Thank you for the latest FRFI (April/May 2013). Superb stuff, especially on the Cuban elections and on Venezuela’s Hugo Chavez. I would add one detail – that many supporters of the Bolivarian Revolution are convinced that Chavez was assassinated, through the introduction of radiation by CIA agents. This was one of the 638 ways to kill Fidel Castro exposed in a Channel 4 documentary a few years ago. As for US motives – where to start? The Comandante’s use of Venezuelan oil to benefit the people rather than monopolies? His friendship with Cuba? The list is endless.
To conclude: all progressives can say of Chavez what Engels said at the grave of Marx: ‘Above all he was a revolutionist. In the struggle, he was in his element. Humanity is shorter by a head and a large one at that.’
Mike Webber
Aylesbury, Bucks
Bedroom tax scam
I was recently told to pay the bedroom tax. I’m currently a student and working. Paying tax, living my life and getting by like most people I know. My housing benefit has recently been slashed since I have a third bedroom – which I did not ask for, like most of the residents in my block of flats. The housing association’s answer to the problem? Demolish all the blocks! Yes, despite homelessness being at at crisis point and housing associations in many areas putting people into B&Bs for lack of social housing, at the same time they’re knocking down 96 homes to build private flats. The housing trust has given me eight weeks to find somewhere else. They’ve been planning this since September 2011 and said nothing till now. My debt (I was already behind before they brought in the bedroom tax) will be taken out of any compensation. With no promise of somewhere safe I have to start from scratch. Meanwhile people on benefits are painted in the media in a bad light. The most recent example is Channel 4’s Skint, which shows people on jobseeker’s allowance mocking people in a full-time job. It’s all about creating scapegoats to distract from the reality of how the majority are treated. Is this any kind of fair representation? I’d like to see Channels 4’s programme ‘for’ welfare, if there ever is one.
Sam Knowles
Wythenshawe, Manchester
Thatcher’s real legacy
I was speaking to a prisoner from Wales following the death of former prime minister Margaret Thatcher, and he described how, as a boy, he had gone to work in one of the three mines near his home. At the time all three mines were visible from his front door. Soon there was no visible indication that they had ever been there.

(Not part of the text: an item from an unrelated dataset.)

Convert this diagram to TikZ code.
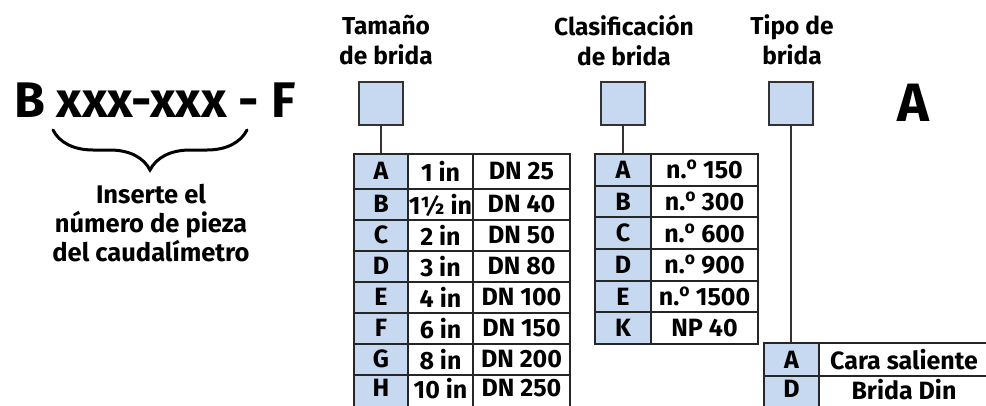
\documentclass[tikz,border=0pt]{standalone}
\usepackage{fontspec}
\setmainfont{Fira Sans}
\usepackage{tikz}
\usetikzlibrary{decorations.pathreplacing}
\definecolor{cellblue}{RGB}{198,217,240}
\definecolor{boxgray}{RGB}{51,51,51}
\newcommand{\nro}{n.\textsuperscript{o}}

\begin{document}
\begin{tikzpicture}[x=1pt, y=-1pt, line width=2pt,
    head/.style={align=center, font=\bfseries\fontsize{24.5}{30}\selectfont},
    pick/.style={draw=boxgray, fill=cellblue, minimum width=44pt, minimum height=43pt, inner sep=0pt},
    cell/.style={draw=black!85, inner sep=0pt, anchor=north west, font=\bfseries\fontsize{25}{25}\selectfont},
    key/.style={cell, fill=cellblue},
    val/.style={cell, fill=white}]
    \useasboundingbox (0, 0) rectangle (986, 405);

    % draw part number and brace
    \node[anchor=base west, inner sep=0pt, font=\bfseries\fontsize{50}{50}\selectfont] (code) at (13, 117) {B xxx-xxx - F};
    \coordinate (braceL) at (53, 130);
    \coordinate (braceR) at (247, 130);
    \draw[decorate, decoration={brace, mirror, amplitude=40pt}, line width=3pt, line cap=round] (braceL) -- (braceR);
    \node[head, font=\bfseries\fontsize{25.5}{29}\selectfont] (partnote) at (151, 223) {Inserte el\\número de pieza\\del caudalímetro};

    % draw headings and boxes
    \node[head] (sizehead) at (386, 40) {Tamaño\\de brida};
    \node[head] (classhead) at (624, 40) {Clasificación\\de brida};
    \node[head] (typehead) at (792, 40) {Tipo de\\brida};
    \node[pick] (sizebox) at (381, 103.5) {};
    \node[pick] (classbox) at (622.5, 103.5) {};
    \node[pick] (typebox) at (791, 103.5) {};
    \node[anchor=base, inner sep=0pt, font=\bfseries\fontsize{54}{54}\selectfont] (suffix) at (913, 121) {A};

    % draw size table
    \foreach \l/\a/\b [count=\i from 0] in {A/1 in/DN 25, B/1½ in/DN 40, C/2 in/DN 50, D/3 in/DN 80,
        E/4 in/DN 100, F/6 in/DN 150, G/8 in/DN 200, H/10 in/DN 250} {
      \pgfmathsetmacro{\t}{\i==0 ? 153 : 156.5+31*\i}
      \pgfmathsetmacro{\h}{\i==0 ? 34.5 : (\i==7 ? 32 : 31)}
      \pgfmathsetmacro{\d}{\i==7 ? 5 : 0}
      \node[key, minimum width=54pt, minimum height=\h pt, text depth=\d pt] (size-\l-key) at (353, \t) {\l};
      \node[val, minimum width=65pt, minimum height=\h pt, text depth=\d pt] (size-\l-inch) at (407, \t) {\a};
      \node[val, minimum width=97pt, minimum height=\h pt, text depth=\d pt] (size-\l-dn) at (472, \t) {\b};
    }

    % draw class table
    \foreach \l/\a [count=\i from 0] in {A/\nro\ 150, B/\nro\ 300, C/\nro\ 600, D/\nro\ 900, E/\nro\ 1500, K/NP 40} {
      \pgfmathsetmacro{\t}{153+31.67*\i}
      \node[key, minimum width=56pt, minimum height=31.67pt] (class-\l-key) at (594, \t) {\l};
      \node[val, minimum width=107pt, minimum height=31.67pt] (class-\l-val) at (650, \t) {\a};
    }

    % draw type table
    \foreach \l/\a [count=\i from 0] in {A/Cara saliente, D/Brida Din} {
      \pgfmathsetmacro{\t}{342+33*\i}
      \pgfmathsetmacro{\h}{\i==0 ? 33 : 31}
      \pgfmathsetmacro{\d}{\i==0 ? 0 : 5}
      \node[key, minimum width=55pt, minimum height=\h pt, text depth=\d pt] (type-\l-key) at (763, \t) {\l};
      \node[val, minimum width=170pt, minimum height=\h pt, text depth=\d pt] (type-\l-val) at (818, \t) {\a};
    }

    % draw box connectors
    \draw[color=boxgray] (sizebox.south) -- (sizebox.south |- size-A-key.north);
    \draw[color=boxgray] (classbox.south) -- (classbox.south |- class-A-key.north);
    \draw[color=boxgray] (typebox.south) -- (typebox.south |- type-A-key.north);
\end{tikzpicture}
\end{document}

After the mines closed, he and many others became unemployed, and my man was active in the demonstrations against the closures. I was told of extreme brutality by ‘army disguised as police’ which included ‘stabbing with pointed shields’ and stamping on the bare feet of demonstrators. My man knew miners’ leader Arthur Scargill and corresponded with him, and he shared a good deal of his pleasure in hearing that Mrs Thatcher had passed away. What he told me indicates what Mrs Thatcher’s ‘legacy’ really is and I was not surprised when he told me ‘I wouldn’t be where I am today [ie prison] were it not for her’.